Myth 3. Anything remotely solid is bulletproof
Clip: Grosse Pointe Blank, 1997
Tip: Avoid pissing off anyone with a gun and a bad temper, and if you do, don't follow Hollywood's guide on where to hide...
Such as when John Cusack hides behind all those potato chips in Grosse Pointe Blank. Or when Marty uses a stove plate as a bullet proof vest in Back to the Future. Or when everyone ever ducks down behind a car door to hide from a shower of bullets, because cars are only penetrated by gunshots when you shoot them in the right spot, obvs.
Myth 4. Chloroform will knock someone out instantly
Clip: Ace Ventura Pet Detective, 1994
Tip: Plan ahead.
Unlike the movies make you believe, chloroform does not work instantly, in fact it can take up to 5 minutes to feel the effects.

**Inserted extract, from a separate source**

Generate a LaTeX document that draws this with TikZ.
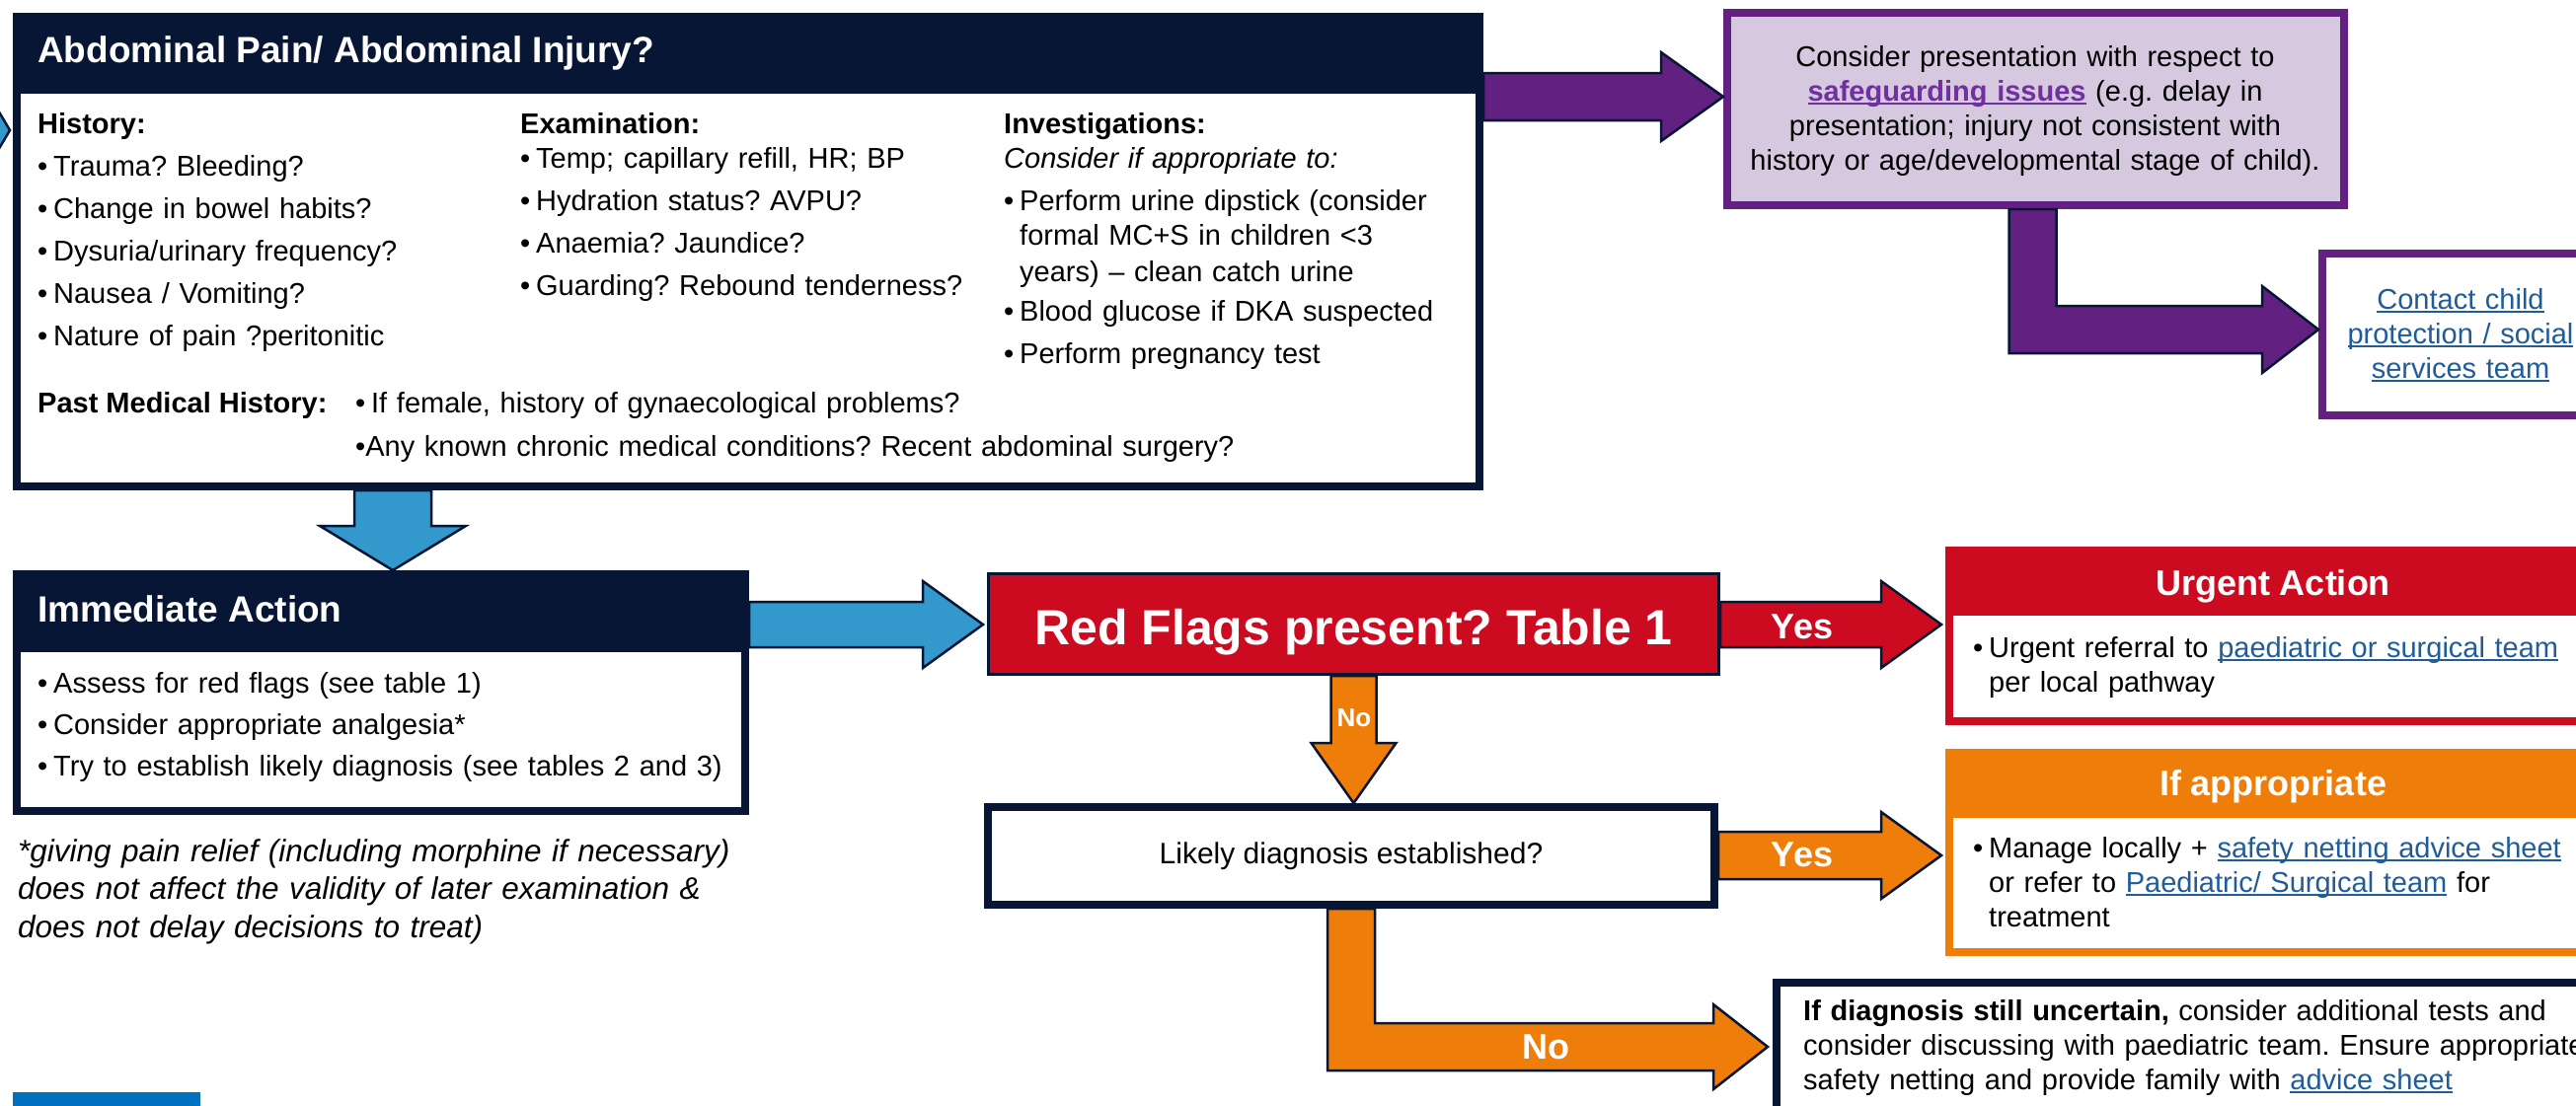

This means that the attacker would have to be super strong to hold their struggling victim down, with the rag in place, for a pretttty long period of time before they passed out.
Myth 5. Defibrillating will bring a flatliner back from the dead
Clip: One Life to Live, 1968–2013
Tip: If this was a real thing, they'd be called something far cooler like de-deather or de-lawsofnaturer.
To paraphrase one Redditer, trying to defib a flatliner is like trying to turn on a machine that isn't plugged in.
Myth 6. Using a silencer transforms epic gunshots into silent whispers
Clip: No Country For Old Men, 2007
Tip: Listen to what the use of a silencer really sounds like.
Adding a silencer onto a gun transforms the deafening bang into a kitten like pffft, according to most James Bond films and the No Country For Old Men clip above. In reality, there's no covering the sound effects of gun powder, it's always gonna be really, really, bloody loud.